Christopher McCreery studies a little-known aspect of the Crown in “The Spare Fire Extinguisher: The Role and Function of the Administrator.” This is a separate office discharged by the chief justice of the Supreme Court during periods when the governor general is unable to exercise his or her function on account of death, incapacity, removal, or absence. The chapter delves into the origins, role, and development of this supplementary, yet important, safeguard in our constitutional order, imbued with the same legal and constitutional powers as the governor general yet lacking the same moral and symbolic authority.
The final part of the book, titled “Perspectives on the Crown in Canada,” offers four different views of how the monarchy is perceived by Canadians. Arthur Milnes reveals a unique and privileged perspective in “The Prime Ministers and the Queen.” Through exclusive interviews with five former prime ministers, and by examining the memoirs of late prime ministers, Milnes takes us on a journey through our nation’s political history with Her Majesty and her Canadian first ministers. It is a record of first-hand knowledge of Canadian prime ministers that will likely never be surpassed.
In “The Rise and Fall of French Canadian Loyalism,” Damien-Claude Bélanger examines French Canadian loyalism to the Crown. Loyalism served the interests of various groups within French Canadian society and expressed a desire among its exponents for Quebec to find a place within the British Empire. The doctrine survived the tumultuous 1830s, but it could not survive the imperialist reaction of the late nineteenth and early twentieth centuries. French Canadian loyalism disappeared because it had become untenable, but also because it was no longer politically useful.

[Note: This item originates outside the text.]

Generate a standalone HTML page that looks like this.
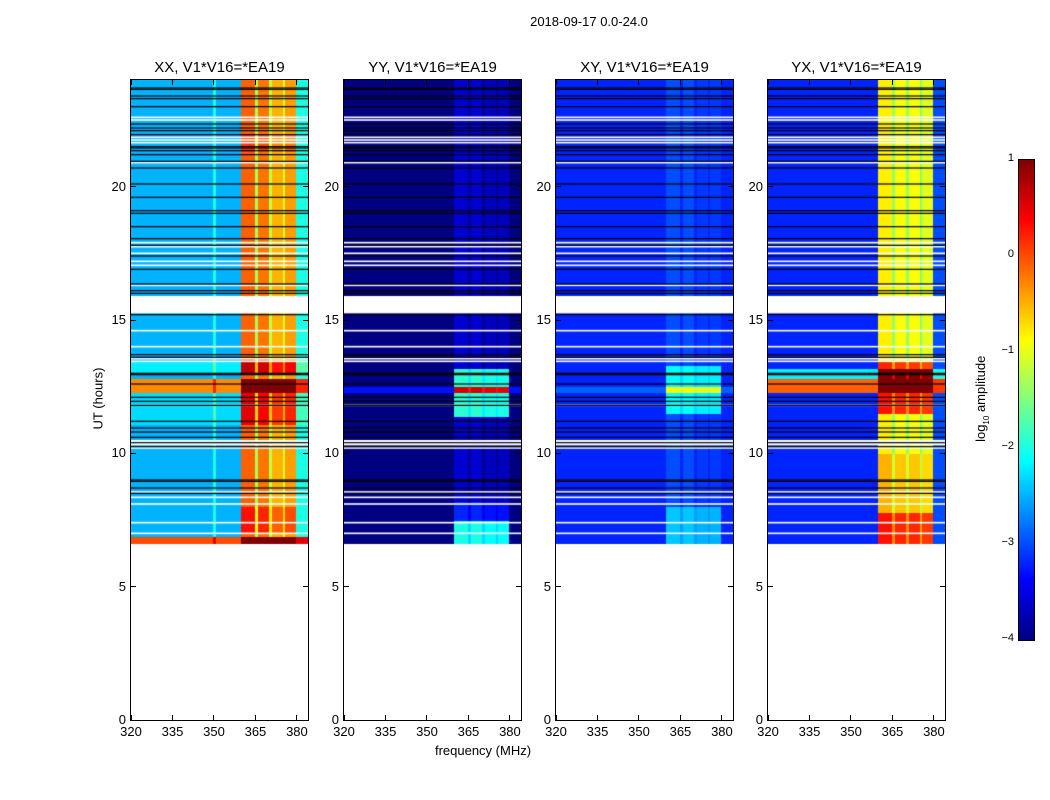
<!DOCTYPE html>
<html><head><meta charset="utf-8"><style>
body{margin:0;background:#fff;width:1050px;height:800px;position:relative;overflow:hidden;font-family:"Liberation Sans",sans-serif;color:#000}
.t{position:absolute;white-space:nowrap}
canvas{position:absolute}
</style></head><body>
<div class="t" style="left:489px;top:14px;width:200px;text-align:center;font-size:13px">2018-09-17 0.0-24.0</div>
<div class="t" style="left:48px;top:391px;width:100px;text-align:center;font-size:13px;transform:rotate(-90deg)">UT (hours)</div>
<div class="t" style="left:383px;top:743px;width:200px;text-align:center;font-size:13px">frequency (MHz)</div>
<div class="t" style="left:922px;top:390px;width:120px;text-align:center;font-size:13px;transform:rotate(-90deg)">log<sub style="font-size:8px">10</sub> amplitude</div>
<div id="root"></div>
<script>
// ---- data ----
const panelTitles = ["XX, V1*V16=*EA19","YY, V1*V16=*EA19","XY, V1*V16=*EA19","YX, V1*V16=*EA19"];
const xTicks = [320,335,350,365,380];
const yTicks = [0,5,10,15,20];
const cbTicks = [1,0,-1,-2,-3,-4];
const tStart = 6.6, tEnd = 24, tStep = 0.1;
const freqStart = 320, freqStep = 1, nChan = 64, bandLo = 360, bandHi = 380;
// level below band (320..359), within band (360..379, 1 MHz), above band (380..383)
const leftLevel = [-2.5,-4.0,-3.2,-3.2];
const bumpChan = [350,350,350,350];
const bumpLevel = [-2.0,-4.0,-3.2,-3.2];
const bandXX = [-0.1,-0.1,-0.1,-0.1,-0.1,-1.3,-0.2,-0.2,-0.2,-0.2,-1.2,-0.5,-0.5,-0.5,-0.5,-1.1,-0.4,-0.4,-0.4,-0.4];
const bandYY = [-3.6,-3.6,-3.6,-3.6,-3.6,-3.9,-3.6,-3.6,-3.6,-3.6,-3.9,-3.7,-3.7,-3.7,-3.7,-3.9,-3.7,-3.7,-3.7,-3.7];
const bandXY = [-3.0,-3.0,-3.0,-3.0,-3.0,-3.2,-3.0,-3.0,-3.0,-3.0,-3.2,-3.1,-3.1,-3.1,-3.1,-3.2,-3.1,-3.1,-3.1,-3.1];
const bandYX = [-0.8,-0.8,-0.8,-0.8,-0.8,-1.4,-0.9,-0.9,-0.9,-0.9,-1.4,-0.9,-0.9,-0.9,-0.9,-1.5,-1.0,-1.0,-1.0,-1.0];
const rightLevel = [-2.0,-4.0,-3.2,-3.0];
// time segments: [t0, t1, fullOffset, bandOffset]
const segXX = [[6.6,6.9,2.5,1],[7.0,8.0,0,0.4],[11.1,12.3,0.2,0.4],[12.3,12.8,2.2,0.8],[13.0,13.5,0.3,0.5],[21.3,22.0,0,0.2]];
const segYY = [[6.6,7.5,0,1.6],[11.4,13.2,0,1.7],[12.3,12.5,0.7,1.8],[7.5,8.2,0,0.4]];
const segXY = [[6.6,8.0,0,0.6],[11.5,13.3,0,0.9],[12.3,12.5,0.3,0.9]];
const segYX = [[6.6,7.8,0,1.1],[7.8,10.0,0,0.3],[11.5,12.3,0,1.1],[12.3,12.8,3.1,1.2],[12.8,13.2,1.0,0.9],[13.0,13.5,0,1.0]];
const whiteLines = [22.6,22.5,21.85,21.75,21.65,20.9,17.9,17.75,17.5,17.2,17.05,16.3,14.6,14.0,13.55,13.45,11.8,10.2,8.55,8.35,8.1,7.4,7.0];
const blackLines = [23.7,23.65,23.4,23.3,23.0,22.35,22.2,22.1,21.95,21.5,21.45,21.35,21.2,20.95,20.7,20.1,19.6,19.1,19.0,18.5,18.05,17.8,17.4,16.9,16.35,16.1,16.0,15.2,13.7,13.6,13.0,12.95,12.6,12.1,11.95,11.8,11.2,10.95,10.8,10.6,10.4,10.25,9.0,8.95,8.7,8.5];
const whiteGaps = [[15.25,15.9],[10.3,10.5]];
const bands = [bandXX,bandYY,bandXY,bandYX];
const segs = [segXX,segYY,segXY,segYX];
// ---- layout ----
const panelX = [131,344,556,768], PW = 177, PT = 80, PH = 640;
const fMin = 320, fMax = 384, tMax = 24;
function xs(f){return (f-fMin)/(fMax-fMin)*PW;}
function ys(t){return PH - t/tMax*PH;}
function jet(v){
  let x = Math.max(0,Math.min(1,(v+4)/5));
  const r = Math.max(0,Math.min(1,1.5-Math.abs(4*x-3)));
  const g = Math.max(0,Math.min(1,1.5-Math.abs(4*x-2)));
  const b = Math.max(0,Math.min(1,1.5-Math.abs(4*x-1)));
  return `rgb(${Math.round(r*255)},${Math.round(g*255)},${Math.round(b*255)})`;
}
function baseLevel(p,f){
  if(f<bandLo) return f===bumpChan[p]?bumpLevel[p]:leftLevel[p];
  if(f<bandHi) return bands[p][f-bandLo];
  return rightLevel[p];
}
const root = document.getElementById('root');
function mk(tag, css, txt){
  const e = document.createElement(tag);
  e.style.cssText = css;
  if(txt!==undefined) e.textContent = txt;
  root.appendChild(e);
  return e;
}
for(let p=0;p<4;p++){
  const X = panelX[p];
  const title = mk('div',`left:${X-20}px;top:59px;width:${PW+40}px;text-align:center;font-size:15px`, panelTitles[p]);
  title.className='t';
  
  
  const c = document.createElement('canvas');
  c.width = PW; c.height = PH;
  c.style.cssText = `left:${X}px;top:${PT}px;width:${PW}px;height:${PH}px`;
  
  
  root.appendChild(c);
  const ctx = c.getContext('2d');
  for(let t=tStart; t<tEnd-1e-9; t+=tStep){
    let full=0, band=0;
    for(const s of segs[p]) if(t>=s[0]-1e-9 && t<s[1]-1e-9){full+=s[2];band+=s[3];}
    for(let k=0;k<nChan;k++){
      const f = freqStart+k*freqStep;
      const inBand = f>=bandLo && f<bandHi;
      const v = baseLevel(p,f)+full+(inBand?band:0);
      ctx.fillStyle = jet(v);
      const x0 = Math.floor(xs(f)), x1 = Math.ceil(xs(f+freqStep));
      const y0 = Math.floor(ys(t+tStep)), y1 = Math.ceil(ys(t));
      ctx.fillRect(x0,y0,x1-x0,y1-y0);
    }
  }
  ctx.fillStyle='#fff';
  for(const g of whiteGaps) ctx.fillRect(0,ys(g[1]),PW,ys(g[0])-ys(g[1]));
  for(const w of whiteLines) ctx.fillRect(0,ys(w)-0.8,PW,1.6);
  ctx.fillStyle='#000';
  for(const b of blackLines) ctx.fillRect(0,ys(b)-0.6,PW,1.2);
  const fr = mk('div',`position:absolute;left:${X-1}px;top:${PT-1}px;width:${PW}px;height:${PH}px;border:1px solid #000`);
  
  
  for(const xt of xTicks){
    const px = X+xs(xt);
    const tk = mk('div',`position:absolute;left:${px-0.5}px;top:${PT+PH-5}px;width:1px;height:5px;background:#000`);
    
    
    const tk2 = mk('div',`position:absolute;left:${px-0.5}px;top:${PT}px;width:1px;height:5px;background:#000`);
    
    
    const lb = mk('div',`left:${px-20}px;top:${PT+PH+4}px;width:40px;text-align:center;font-size:13px`,String(xt));
    lb.className='t';
    
    
  }
  for(const yt of yTicks){
    const py = PT+ys(yt);
    const tk = mk('div',`position:absolute;left:${X}px;top:${py-0.5}px;width:5px;height:1px;background:#000`);
    
    
    const tk2 = mk('div',`position:absolute;left:${X+PW-5}px;top:${py-0.5}px;width:5px;height:1px;background:#000`);
    
    
    const lb = mk('div',`left:${X-45}px;top:${py-8}px;width:40px;text-align:right;font-size:13px`,String(yt));
    lb.className='t';
    
    
  }
}
const CBX=1019, CBT=160, CBW=15, CBH=480;
const cb = document.createElement('canvas');
cb.width=CBW; cb.height=CBH;
cb.style.cssText=`left:${CBX}px;top:${CBT}px;width:${CBW}px;height:${CBH}px`;


root.appendChild(cb);
const cctx = cb.getContext('2d');
for(let i=0;i<CBH;i++){cctx.fillStyle=jet(1-5*(i+0.5)/CBH);cctx.fillRect(0,i,CBW,1);}
const cbf = mk('div',`position:absolute;left:${CBX-1}px;top:${CBT-1}px;width:${CBW}px;height:${CBH}px;border:1px solid #000`);


for(const v of cbTicks){
  const py = CBT+(1-v)/5*CBH;
  const lb = mk('div',`left:${CBX-45}px;top:${py-8}px;width:40px;text-align:right;font-size:11px`,String(v).replace('-','\u2212'));
  lb.className='t';
  
  
}
</script>
</body></html>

Carolyn Harris offers a contrasting view in “Royal Tours During the Reign of Queen Elizabeth II.” Although the format of the tours has changed, she says, the themes have remained consistent, including a focus on Canada’s environment, culture, and economy, royal patronage of Canadian philanthropic organizations and institutions, commemoration of historic anniversaries, and meetings with Canadians of all backgrounds. Subsequent monarchs will face the challenge of maintaining steady engagement with a smaller number of working members of the royal family.

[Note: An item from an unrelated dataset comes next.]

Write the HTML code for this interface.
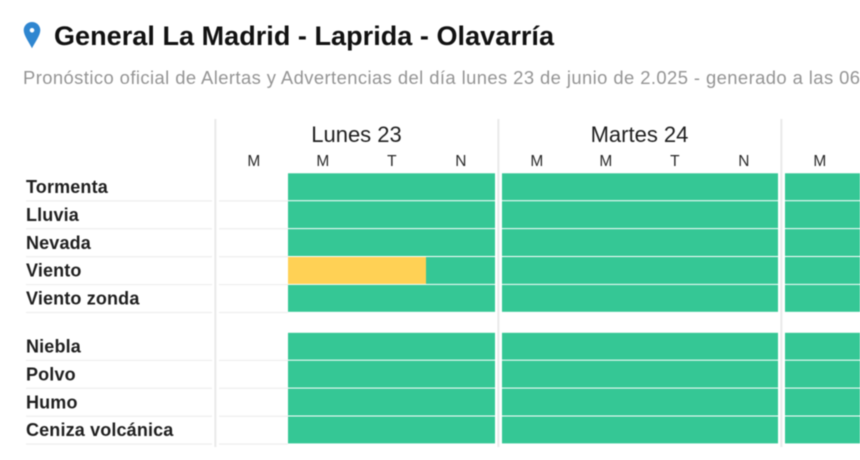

Our work concludes with an emotive piece by Canada’s twenty-eighth governor general, the Right Honourable David Johnston, “Queen Elizabeth II: A Personal Tribute.” This essay provides vivid reflections on interactions with Queen Elizabeth from 2010 to 2017, reflecting on the more personal aspects of the Queen’s reign — her personality and her devotion to peoples throughout the Commonwealth. It describes three of Elizabeth II’s enduring and inspiring characteristics: graciousness, service, and faith; and illustrates these through her words and actions.
The complex, adaptive, and constantly evolving nature of the monarchy headed by Queen Elizabeth II has been described in other realms in terms such as “chameleon” and “shapeshifting.” For our part, we give the final word to the author of this book’s first chapter. Warren J. Newman aptly observes that “the Crown itself, while in certain respects an abstract and occasionally elusive concept … remains subtly and profoundly embedded in Canada’s constitutional structure …. It is, as the evocative title of this book suggests, a truly resilient Crown.”